At moderate pressure the compressiblity factor of a particular gas is given by `Z=1+0.34p-170p/T` where p is in bar and T is in kelvin what will be the Boyle's temperature?

To find the Boyle's temperature for the given gas, we start from the equation for the compressibility factor \( Z \): \[ Z = 1 + 0.34p - \frac{170p}{T} \] where \( p \) is in bar and \( T \) is in Kelvin.
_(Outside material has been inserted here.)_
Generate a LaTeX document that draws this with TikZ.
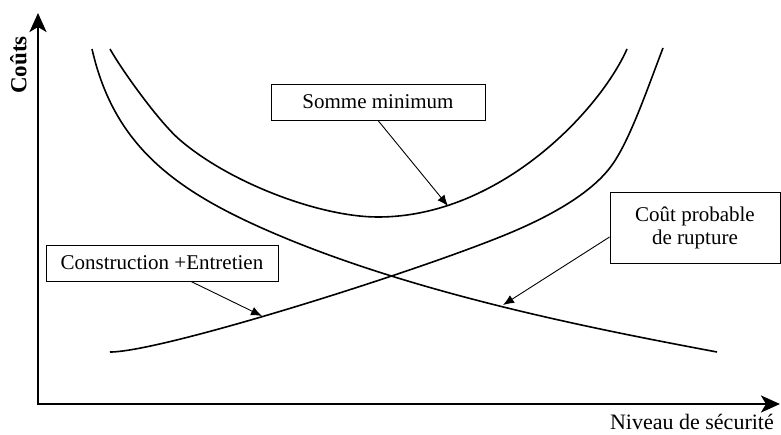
\documentclass[tikz,border=0pt]{standalone}
\usepackage{fontspec}
\setmainfont{Liberation Serif}
\usetikzlibrary{arrows.meta}
\begin{document}
\begin{tikzpicture}[x=1pt,y=-1pt,
  curve/.style={line width=1.6pt},
  lbl/.style={draw, line width=0.9pt, font=\fontsize{21}{23}\selectfont, inner sep=0pt, align=center},
  ptr/.style={line width=0.9pt, -{Latex[length=11pt,width=9pt]}},
  axis/.style={line width=2.8pt, line join=miter, {Stealth[length=19pt,width=17pt,inset=5pt]}-{Stealth[length=19pt,width=17pt,inset=5pt]}}]
\useasboundingbox (0,0) rectangle (781,434);
% axes
\coordinate (ytop) at (38,13);
\coordinate (origin) at (38,404);
\coordinate (xend) at (780,404);
\draw[axis] (ytop) -- (origin) -- (xend);
\node[rotate=90, font=\bfseries\fontsize{23}{25}\selectfont] (ylab) at (18.5,65) {Coûts};
\node[anchor=base east, inner sep=0pt, font=\fontsize{22}{24}\selectfont] (xlab) at (774,429) {Niveau de sécurité};
% Coût probable de rupture (decreasing)
\draw[curve] (92,49) .. controls (115,150) and (180,195) .. (290,240)
                     .. controls (430,297) and (600,330) .. (717,352);
% Somme minimum (U)
\draw[curve] (110,49) .. controls (123,72) and (160,123) .. (180,140)
                      .. controls (230,183) and (320,217) .. (378,217)
                      .. controls (500,217) and (600,110) .. (627,49);
% Construction + Entretien (increasing)
\draw[curve] (110,352) .. controls (160,352) and (400,277) .. (500,237)
                       .. controls (550,217) and (592,193) .. (612,165)
                       .. controls (630,140) and (648,87) .. (663,48);
% labels
\node[lbl, minimum width=214pt, minimum height=36pt] (somme) at (378,102) {Somme minimum};
\node[lbl, minimum width=232pt, minimum height=36pt] (cons) at (162,263) {Construction +Entretien};
\node[lbl, minimum width=170pt, minimum height=71pt] (cout) at (695,227.5) {Coût probable\\de rupture};
% pointer targets
\coordinate (tsomme) at (448,206);
\coordinate (tcons) at (262,316);
\coordinate (tcout) at (503,305);
\draw[ptr] (somme.south) -- (tsomme);
\draw[ptr] ([xshift=29pt]cons.south) -- (tcons);
\draw[ptr] ([yshift=-9.5pt]cout.west) -- (tcout);
\end{tikzpicture}
\end{document}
At Boyle's temperature, the compressibility factor \( Z \) is equal to 1. ### Step-by-Step Solution: 1. **Set the Compressibility Factor to 1**: \[ Z = 1 \implies 1 = 1 + 0.34p - \frac{170p}{T} \] 2. **Simplify the Equation**: Subtract 1 from both sides: \[ 0 = 0.34p - \frac{170p}{T} \] 3. **Factor Out \( p \)**: Since \( p \) is a common term, we can factor it out: \[ 0 = p \left( 0.34 - \frac{170}{T} \right) \] 4. **Set the Factor to Zero**: For the equation to hold true, either \( p = 0 \) (which is not meaningful in this context) or: \[ 0.34 - \frac{170}{T} = 0 \] 5. **Solve for \( T \)**: Rearranging gives: \[ \frac{170}{T} = 0.34 \] Multiplying both sides by \( T \) and then rearranging gives: \[ T = \frac{170}{0.34} \] 6. **Calculate \( T \)**: Performing the division: \[ T = 500 \text{ K} \] ### Conclusion: The Boyle's temperature for the gas is \( 500 \text{ K} \).